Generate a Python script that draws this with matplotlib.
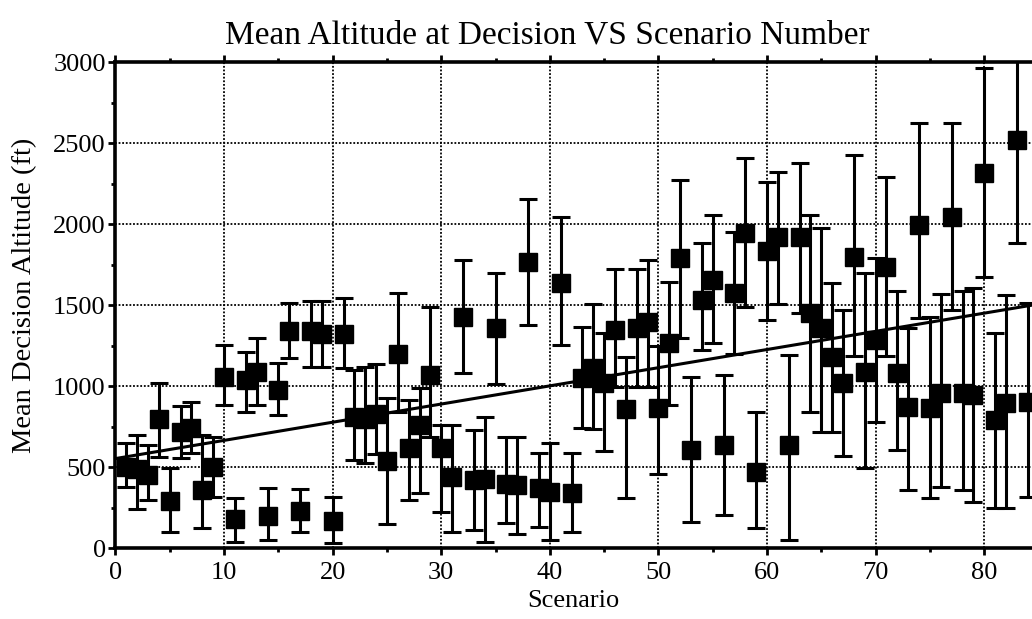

━━━━━━━━━━━━━━━━

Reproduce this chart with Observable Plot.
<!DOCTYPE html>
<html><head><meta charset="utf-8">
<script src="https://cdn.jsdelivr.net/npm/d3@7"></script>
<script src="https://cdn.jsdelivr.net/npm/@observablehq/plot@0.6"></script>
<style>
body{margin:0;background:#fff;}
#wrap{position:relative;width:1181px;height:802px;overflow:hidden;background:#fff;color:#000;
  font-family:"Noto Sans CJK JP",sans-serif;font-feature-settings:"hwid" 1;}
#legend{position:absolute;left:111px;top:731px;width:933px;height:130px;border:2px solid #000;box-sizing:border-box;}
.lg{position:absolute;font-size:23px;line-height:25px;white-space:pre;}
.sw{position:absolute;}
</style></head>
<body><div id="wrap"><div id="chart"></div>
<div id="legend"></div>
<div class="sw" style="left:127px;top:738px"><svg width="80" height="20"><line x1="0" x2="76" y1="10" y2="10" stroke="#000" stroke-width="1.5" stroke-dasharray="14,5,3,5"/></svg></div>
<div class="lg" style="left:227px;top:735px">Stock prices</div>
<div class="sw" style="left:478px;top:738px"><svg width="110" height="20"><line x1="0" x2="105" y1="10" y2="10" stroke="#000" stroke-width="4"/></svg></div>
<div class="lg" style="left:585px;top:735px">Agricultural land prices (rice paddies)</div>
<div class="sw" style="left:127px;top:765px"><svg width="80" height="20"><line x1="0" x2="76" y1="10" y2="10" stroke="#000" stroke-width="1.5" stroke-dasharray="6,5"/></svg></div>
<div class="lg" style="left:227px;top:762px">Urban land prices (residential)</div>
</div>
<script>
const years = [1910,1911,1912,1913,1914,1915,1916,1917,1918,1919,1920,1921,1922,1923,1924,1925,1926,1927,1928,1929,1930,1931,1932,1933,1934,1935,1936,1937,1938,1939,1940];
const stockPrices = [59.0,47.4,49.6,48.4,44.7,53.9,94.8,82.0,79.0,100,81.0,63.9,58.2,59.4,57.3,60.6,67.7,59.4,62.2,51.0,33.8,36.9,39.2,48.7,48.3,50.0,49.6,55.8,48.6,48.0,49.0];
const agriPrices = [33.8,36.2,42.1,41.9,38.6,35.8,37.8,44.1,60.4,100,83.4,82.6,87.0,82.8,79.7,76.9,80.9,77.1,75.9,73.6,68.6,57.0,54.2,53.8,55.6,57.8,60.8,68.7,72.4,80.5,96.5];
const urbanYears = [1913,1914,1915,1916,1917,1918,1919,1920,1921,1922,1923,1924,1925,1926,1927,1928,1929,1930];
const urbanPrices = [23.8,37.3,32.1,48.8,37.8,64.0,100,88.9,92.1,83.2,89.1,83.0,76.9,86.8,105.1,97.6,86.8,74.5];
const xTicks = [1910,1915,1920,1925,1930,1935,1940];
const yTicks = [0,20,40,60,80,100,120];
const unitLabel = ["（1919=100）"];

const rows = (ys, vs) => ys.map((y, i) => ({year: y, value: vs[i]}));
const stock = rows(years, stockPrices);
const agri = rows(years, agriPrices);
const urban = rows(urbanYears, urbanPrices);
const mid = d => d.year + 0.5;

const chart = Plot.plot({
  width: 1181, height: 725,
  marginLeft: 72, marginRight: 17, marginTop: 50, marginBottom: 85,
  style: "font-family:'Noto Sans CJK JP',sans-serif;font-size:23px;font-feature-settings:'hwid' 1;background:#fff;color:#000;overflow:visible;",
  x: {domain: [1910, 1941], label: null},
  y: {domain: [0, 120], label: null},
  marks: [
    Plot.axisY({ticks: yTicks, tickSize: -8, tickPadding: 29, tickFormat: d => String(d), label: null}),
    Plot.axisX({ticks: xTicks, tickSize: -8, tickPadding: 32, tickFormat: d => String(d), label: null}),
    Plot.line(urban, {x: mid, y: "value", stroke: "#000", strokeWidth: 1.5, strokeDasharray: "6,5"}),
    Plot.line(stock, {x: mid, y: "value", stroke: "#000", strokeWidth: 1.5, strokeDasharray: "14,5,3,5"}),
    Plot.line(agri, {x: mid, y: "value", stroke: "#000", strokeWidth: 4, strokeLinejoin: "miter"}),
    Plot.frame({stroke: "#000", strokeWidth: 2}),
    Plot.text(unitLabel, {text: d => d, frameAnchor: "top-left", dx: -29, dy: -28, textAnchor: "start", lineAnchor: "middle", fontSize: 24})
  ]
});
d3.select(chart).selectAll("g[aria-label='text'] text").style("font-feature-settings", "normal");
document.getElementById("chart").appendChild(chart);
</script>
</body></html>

━━━━━━━━━━━━━━━━

Filter the entries down to the lines containing "script". Copy each of those lines.

Generate a Python script that draws this with matplotlib.
<script src="https://cdn.jsdelivr.net/npm/d3@7"></script>
<script src="https://cdn.jsdelivr.net/npm/@observablehq/plot@0.6"></script>
<script>
</script>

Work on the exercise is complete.